Pope Francis was born in 1936 as Jorge Mario Bergoglio, the son of an Italian railroad worker who immigrated to Buenos Aires. As a teenager, Bergoglio reportedly had an infected lung removed.
On Wednesday, he became the 266th pontiff of the Roman Catholic Church, though he's the first Jesuit Pope and the first born in the Americas.
Before being elected Pope, Bergoglio was the Cardinal-Priest of S. Roberto Bellarmino and the Cardinal-Archbishop of Buenos Aires.
He also has a master's degree in chemistry and a licentiate in philosophy. He taught literature and psychology at Argentinian colleges.
During the 2005 papal conclave, he reportedly got the second-most votes behind Joseph Ratzinger to succeed Pope John Paul II.
Despite his previous popularity, some bets placed Bergoglio's papacy chances this time at 30/1.

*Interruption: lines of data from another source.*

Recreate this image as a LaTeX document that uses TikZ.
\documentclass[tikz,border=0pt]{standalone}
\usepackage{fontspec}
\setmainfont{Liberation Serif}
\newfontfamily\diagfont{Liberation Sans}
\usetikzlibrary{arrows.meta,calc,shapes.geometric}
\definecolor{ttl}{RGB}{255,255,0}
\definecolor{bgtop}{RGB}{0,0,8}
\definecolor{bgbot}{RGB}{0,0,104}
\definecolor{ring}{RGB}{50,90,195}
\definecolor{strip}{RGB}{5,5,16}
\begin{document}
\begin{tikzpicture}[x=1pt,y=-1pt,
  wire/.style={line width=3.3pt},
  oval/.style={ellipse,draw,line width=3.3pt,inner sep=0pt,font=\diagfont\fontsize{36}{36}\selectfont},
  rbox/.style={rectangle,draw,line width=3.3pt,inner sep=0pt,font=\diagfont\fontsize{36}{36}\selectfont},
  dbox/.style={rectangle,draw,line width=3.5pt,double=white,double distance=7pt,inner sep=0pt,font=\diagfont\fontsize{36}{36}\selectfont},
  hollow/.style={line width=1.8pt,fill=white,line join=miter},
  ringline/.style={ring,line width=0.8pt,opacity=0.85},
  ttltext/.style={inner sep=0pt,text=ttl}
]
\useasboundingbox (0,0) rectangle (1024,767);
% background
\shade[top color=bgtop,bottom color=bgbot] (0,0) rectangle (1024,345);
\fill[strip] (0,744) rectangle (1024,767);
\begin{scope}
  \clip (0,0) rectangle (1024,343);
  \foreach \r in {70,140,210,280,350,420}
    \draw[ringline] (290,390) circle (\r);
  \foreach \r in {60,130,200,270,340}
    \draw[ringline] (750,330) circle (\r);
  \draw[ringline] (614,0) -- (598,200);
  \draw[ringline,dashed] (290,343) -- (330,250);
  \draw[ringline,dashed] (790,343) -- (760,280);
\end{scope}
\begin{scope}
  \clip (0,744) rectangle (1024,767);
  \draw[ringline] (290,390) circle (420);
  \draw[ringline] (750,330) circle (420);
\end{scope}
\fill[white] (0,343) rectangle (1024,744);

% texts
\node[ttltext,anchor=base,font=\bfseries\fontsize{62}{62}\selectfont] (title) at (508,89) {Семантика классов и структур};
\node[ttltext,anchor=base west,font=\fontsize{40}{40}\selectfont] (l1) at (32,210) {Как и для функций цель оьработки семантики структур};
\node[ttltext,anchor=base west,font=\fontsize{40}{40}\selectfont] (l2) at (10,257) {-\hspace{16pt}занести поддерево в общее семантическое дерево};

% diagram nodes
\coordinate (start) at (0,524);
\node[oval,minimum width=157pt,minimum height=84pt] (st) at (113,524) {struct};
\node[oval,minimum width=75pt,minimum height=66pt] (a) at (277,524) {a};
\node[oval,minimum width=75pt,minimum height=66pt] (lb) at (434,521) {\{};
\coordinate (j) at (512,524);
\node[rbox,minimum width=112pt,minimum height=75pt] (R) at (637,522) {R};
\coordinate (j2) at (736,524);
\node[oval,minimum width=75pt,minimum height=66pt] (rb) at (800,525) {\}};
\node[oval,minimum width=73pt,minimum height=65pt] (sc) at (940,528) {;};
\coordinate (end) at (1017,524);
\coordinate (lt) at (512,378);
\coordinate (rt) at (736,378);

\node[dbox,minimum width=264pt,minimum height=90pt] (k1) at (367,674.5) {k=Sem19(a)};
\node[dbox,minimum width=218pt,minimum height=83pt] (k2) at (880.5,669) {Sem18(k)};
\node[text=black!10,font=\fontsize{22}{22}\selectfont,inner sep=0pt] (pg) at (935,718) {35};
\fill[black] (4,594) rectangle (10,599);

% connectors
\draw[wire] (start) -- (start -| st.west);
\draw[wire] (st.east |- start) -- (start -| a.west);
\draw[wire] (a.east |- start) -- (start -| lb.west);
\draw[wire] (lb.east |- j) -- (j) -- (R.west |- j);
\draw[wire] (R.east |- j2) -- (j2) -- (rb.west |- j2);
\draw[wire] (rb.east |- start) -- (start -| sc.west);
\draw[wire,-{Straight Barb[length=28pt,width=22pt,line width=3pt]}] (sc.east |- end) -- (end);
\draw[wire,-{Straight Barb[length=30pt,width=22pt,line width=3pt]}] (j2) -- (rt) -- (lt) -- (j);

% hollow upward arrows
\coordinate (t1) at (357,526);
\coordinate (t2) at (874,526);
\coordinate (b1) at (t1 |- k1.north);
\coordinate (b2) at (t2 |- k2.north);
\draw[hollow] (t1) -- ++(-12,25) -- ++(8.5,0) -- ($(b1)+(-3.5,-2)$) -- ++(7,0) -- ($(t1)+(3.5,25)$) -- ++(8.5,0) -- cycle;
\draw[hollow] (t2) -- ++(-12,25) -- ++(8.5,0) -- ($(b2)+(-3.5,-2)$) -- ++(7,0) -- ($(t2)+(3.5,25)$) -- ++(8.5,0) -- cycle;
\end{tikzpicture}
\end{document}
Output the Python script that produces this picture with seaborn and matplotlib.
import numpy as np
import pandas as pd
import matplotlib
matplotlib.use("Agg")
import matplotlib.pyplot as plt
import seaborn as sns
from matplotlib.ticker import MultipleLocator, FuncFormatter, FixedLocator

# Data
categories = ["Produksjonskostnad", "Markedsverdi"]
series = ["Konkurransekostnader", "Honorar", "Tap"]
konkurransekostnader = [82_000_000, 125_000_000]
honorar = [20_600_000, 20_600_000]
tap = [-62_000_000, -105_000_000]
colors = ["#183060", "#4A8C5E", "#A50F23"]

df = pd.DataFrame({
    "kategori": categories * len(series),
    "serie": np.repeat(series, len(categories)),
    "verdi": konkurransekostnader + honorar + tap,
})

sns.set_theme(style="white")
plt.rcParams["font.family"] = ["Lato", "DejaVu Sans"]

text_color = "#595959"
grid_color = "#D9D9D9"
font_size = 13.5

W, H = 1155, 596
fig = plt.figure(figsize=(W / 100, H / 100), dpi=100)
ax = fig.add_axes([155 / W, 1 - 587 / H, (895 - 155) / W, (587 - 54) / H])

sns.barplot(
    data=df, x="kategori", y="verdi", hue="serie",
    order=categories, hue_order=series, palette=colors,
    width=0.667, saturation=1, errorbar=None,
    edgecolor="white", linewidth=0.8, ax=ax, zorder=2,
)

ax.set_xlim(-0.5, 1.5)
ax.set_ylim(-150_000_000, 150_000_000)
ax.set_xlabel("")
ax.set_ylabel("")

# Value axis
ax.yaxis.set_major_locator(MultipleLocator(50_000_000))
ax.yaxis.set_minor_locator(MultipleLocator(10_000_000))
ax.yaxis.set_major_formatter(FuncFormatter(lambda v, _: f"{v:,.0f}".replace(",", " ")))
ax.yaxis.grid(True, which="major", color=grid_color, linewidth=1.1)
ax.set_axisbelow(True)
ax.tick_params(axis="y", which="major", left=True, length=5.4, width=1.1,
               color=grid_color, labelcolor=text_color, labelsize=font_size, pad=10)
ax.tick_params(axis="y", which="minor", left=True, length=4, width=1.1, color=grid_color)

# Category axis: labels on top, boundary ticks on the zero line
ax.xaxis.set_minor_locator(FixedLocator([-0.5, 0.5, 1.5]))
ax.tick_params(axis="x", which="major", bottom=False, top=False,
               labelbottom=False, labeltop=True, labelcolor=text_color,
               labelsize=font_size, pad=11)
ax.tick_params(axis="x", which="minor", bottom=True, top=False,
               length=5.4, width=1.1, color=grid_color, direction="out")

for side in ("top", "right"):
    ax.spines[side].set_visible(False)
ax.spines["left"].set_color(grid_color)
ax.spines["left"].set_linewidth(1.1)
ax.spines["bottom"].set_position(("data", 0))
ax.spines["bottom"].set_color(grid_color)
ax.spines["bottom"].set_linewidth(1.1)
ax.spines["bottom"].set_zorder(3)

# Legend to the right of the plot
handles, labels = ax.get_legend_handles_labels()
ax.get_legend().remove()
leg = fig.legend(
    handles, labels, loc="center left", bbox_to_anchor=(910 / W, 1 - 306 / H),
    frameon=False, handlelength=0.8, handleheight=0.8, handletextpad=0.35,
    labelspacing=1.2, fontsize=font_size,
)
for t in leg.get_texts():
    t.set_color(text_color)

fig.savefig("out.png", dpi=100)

Bergoglio believes in modesty. In Argentina, he traveled by bus instead of chauffer, lived in a small apartment instead of the cardinal's residence, and discouraged Argentineans from flying to Rome for papal celebrations.
"We live in the most unequal part of the world, which has grown the most yet reduced misery the least," he said in 2007. "The unjust distribution of goods persists, creating a situation of social sin that cries out to Heaven..."

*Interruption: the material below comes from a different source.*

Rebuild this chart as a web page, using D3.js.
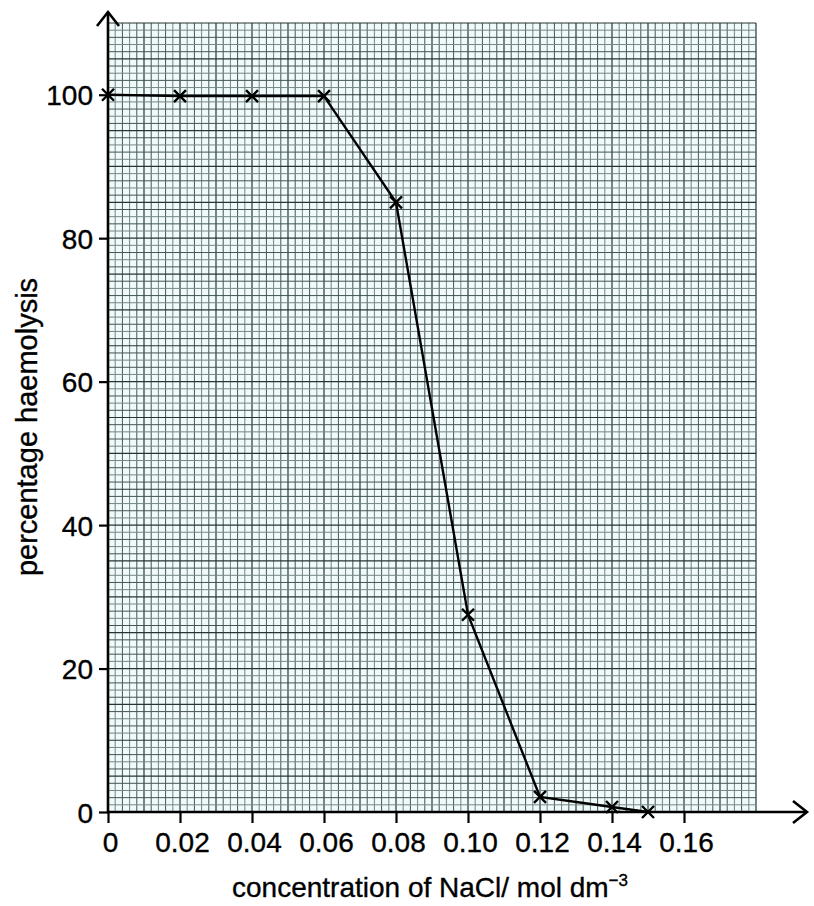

Bergoglio's orthodox views are consistent with the church. He opposes abortion, contraception and is outspoken against same-sex marriage, calling a 2010 Argentinian marriage equality bill "destructive" to God's plan.
Argentinean Catholic leaders have been criticized for their divided role in the Dirty War, when the military orchestrated the "vanishing" of thousands of opponents in the 1970s.

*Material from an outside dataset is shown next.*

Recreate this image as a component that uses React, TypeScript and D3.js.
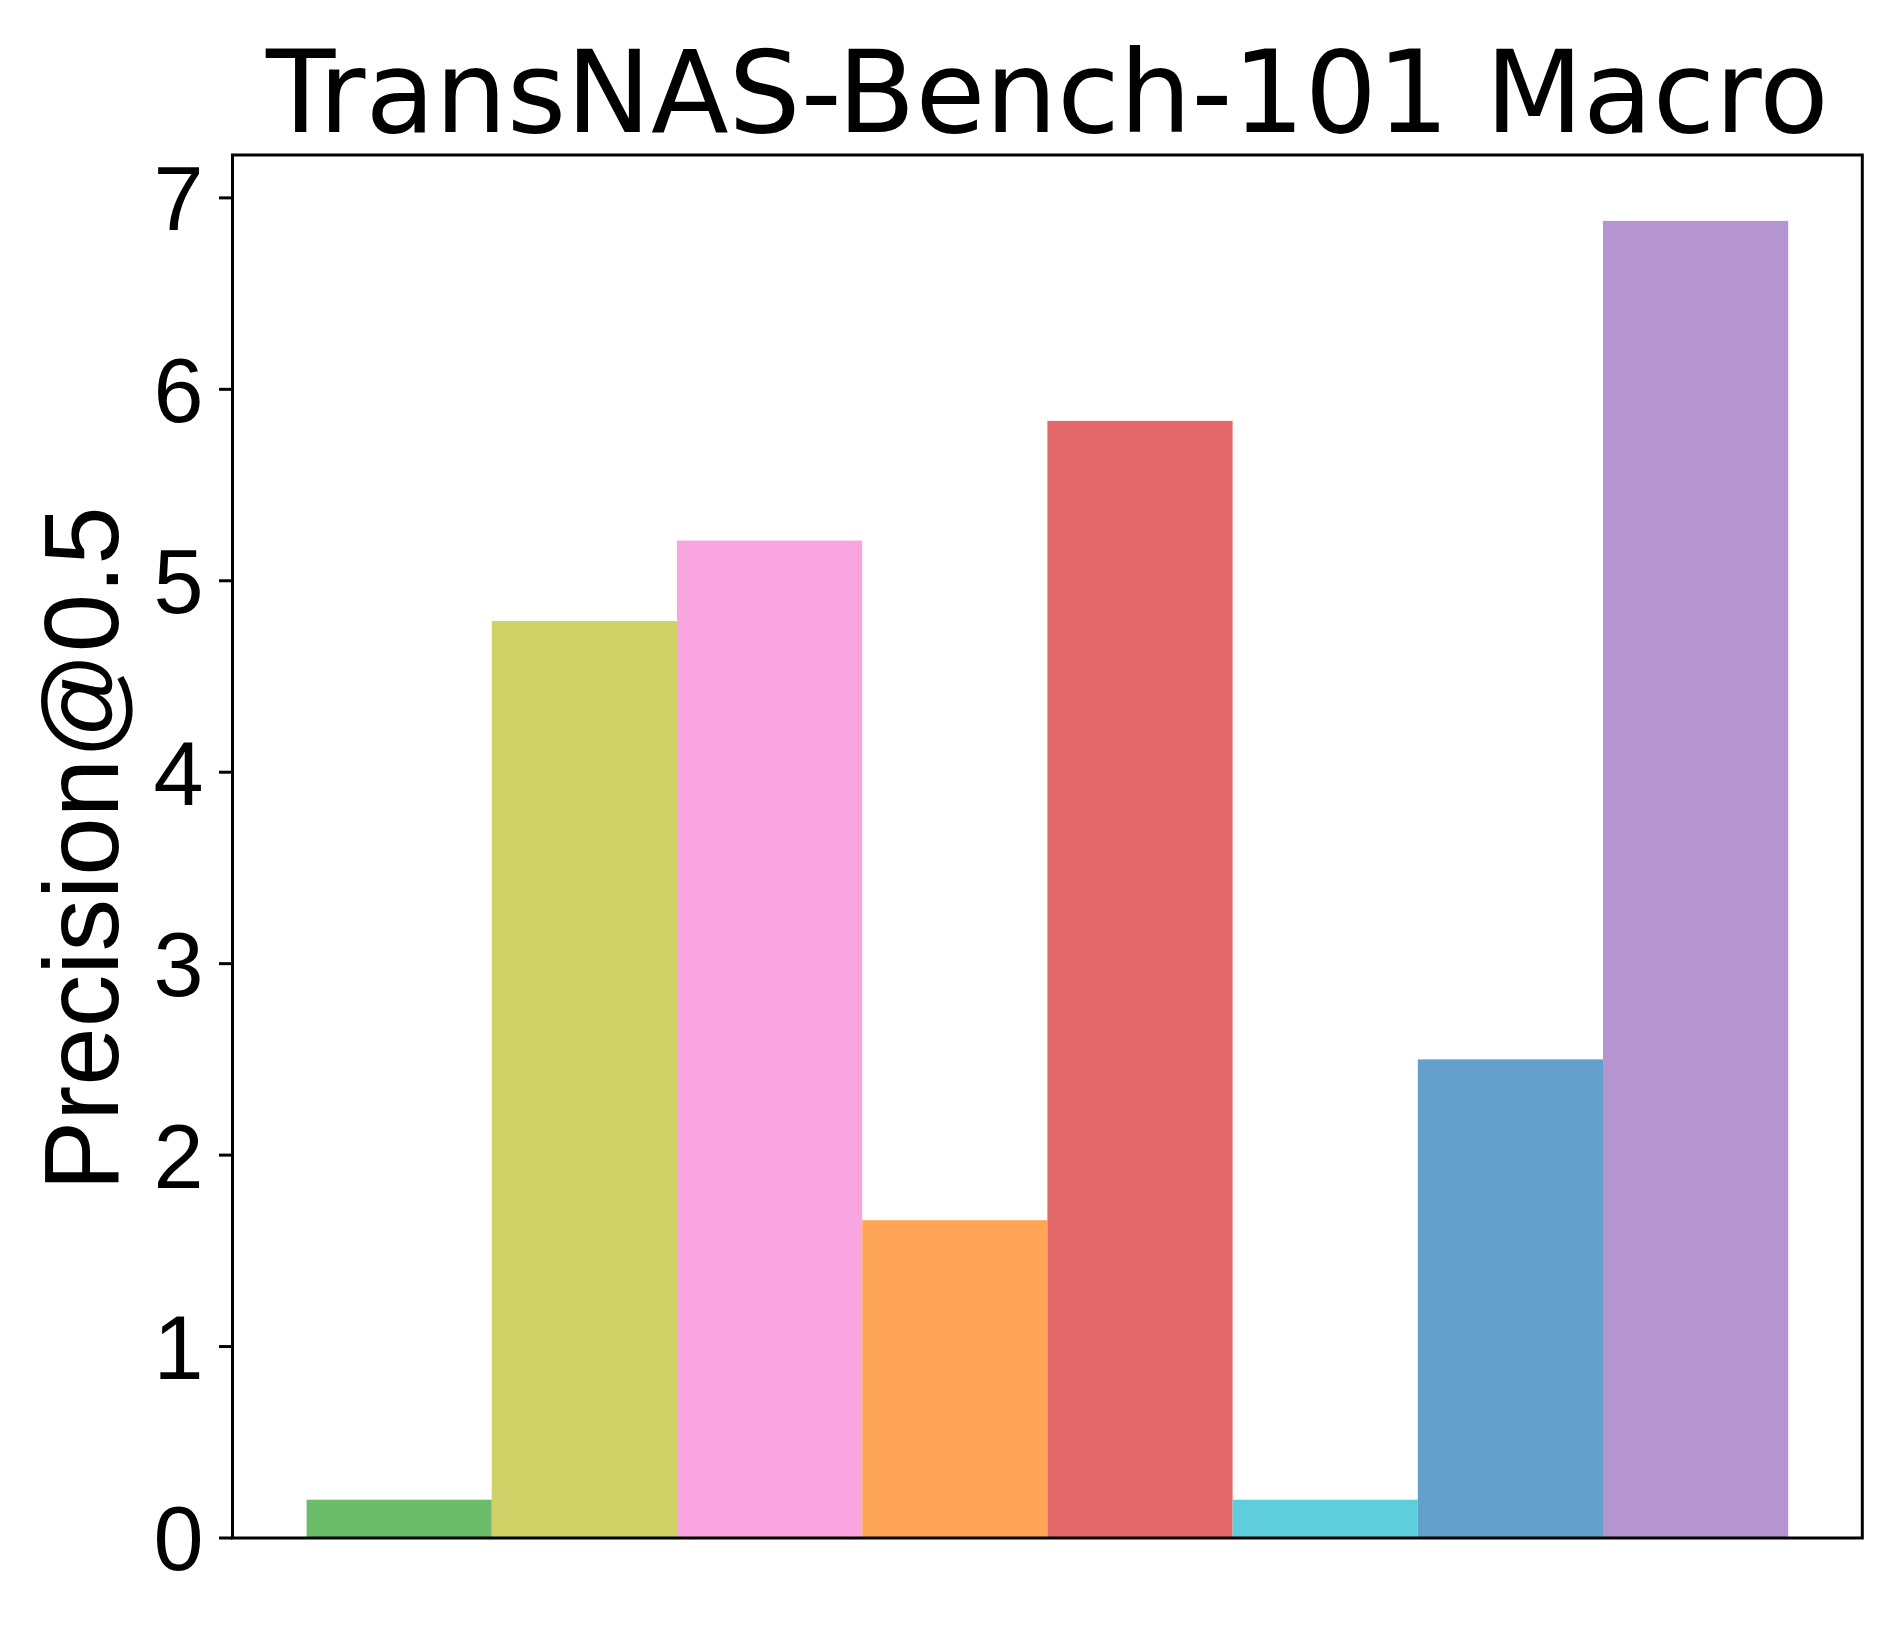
import React from "react";
import * as d3 from "d3";

const categories = ["m1", "m2", "m3", "m4", "m5", "m6", "m7", "m8"];
const values = [0.2, 4.79, 5.21, 1.66, 5.835, 0.2, 2.5, 6.88];
const colors = ["#6BBD6B", "#CFD267", "#F9A6E0", "#FFA558", "#E26869", "#5FCEDC", "#63A0CB", "#B495D0"];
const yTicks = [0, 1, 2, 3, 4, 5, 6, 7];
const title = "TransNAS-Bench-101 Macro";
const yLabel = "Precision@0.5";

const W = 1903;
const H = 1631;
const M = { left: 232.5, right: 1862.3, top: 155, bottom: 1538 };

export default function App() {
  const n = categories.length;
  const x = d3.scaleLinear().domain([-0.5 - 0.05 * n, n - 0.5 + 0.05 * n]).range([M.left, M.right]);
  const yMax = (d3.max(values) as number) * 1.05;
  const y = d3.scaleLinear().domain([0, yMax]).range([M.bottom, M.top]);
  const sans = "'Liberation Sans', Arial, sans-serif";
  return (
    <svg width={W} height={H} style={{ position: "absolute", left: 0, top: 0, background: "#fff" }}>
      <rect x={0} y={0} width={W} height={H} fill="#fff" />
      {values.map((v, i) => (
        <rect
          key={categories[i]}
          x={x(i - 0.5)}
          y={y(v)}
          width={x(i + 0.5) - x(i - 0.5)}
          height={y(0) - y(v)}
          fill={colors[i]}
        />
      ))}
      <rect
        x={M.left}
        y={M.top}
        width={M.right - M.left}
        height={M.bottom - M.top}
        fill="none"
        stroke="#000"
        strokeWidth={3}
      />
      {yTicks.map((t) => (
        <g key={t}>
          <line x1={M.left - 13.5} x2={M.left} y1={y(t)} y2={y(t)} stroke="#000" strokeWidth={3} />
          <text
            x={M.left - 29}
            y={y(t)}
            dy="0.36em"
            textAnchor="end"
            fontFamily={sans}
            fontSize={90}
            fill="#000"
          >
            {t}
          </text>
        </g>
      ))}
      <text
        transform={`translate(118, ${(M.top + M.bottom) / 2 + 2}) rotate(-90)`}
        textAnchor="middle"
        fontFamily={sans}
        fontSize={105}
        fill="#000"
      >
        {yLabel}
      </text>
      <text
        x={(M.left + M.right) / 2}
        y={131.5}
        textAnchor="middle"
        fontFamily="'DejaVu Sans', sans-serif"
        fontSize={113.5}
        fill="#000"
      >
        {title}
      </text>
    </svg>
  );
}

Bergoglio has denied accusations that he conspired with the military to kidnap two Jesuit priests who advocated for overthrowing the regime.
The Argentinean bishops apologized in 2000 and 2012, saying they "share everyone’s pain and once again ask the forgiveness of everyone we failed or didn’t support as we should have."
Bergoglio's decision to be called "Francis" is a significant one. The most famous Francis in Catholic history is St. Francis of Assisi, who was known for valuing poverty and humility.
CNN vatican expert John Allen called Bergoglio's choice "stunning" and "precedent shattering ... there can be only one Francis."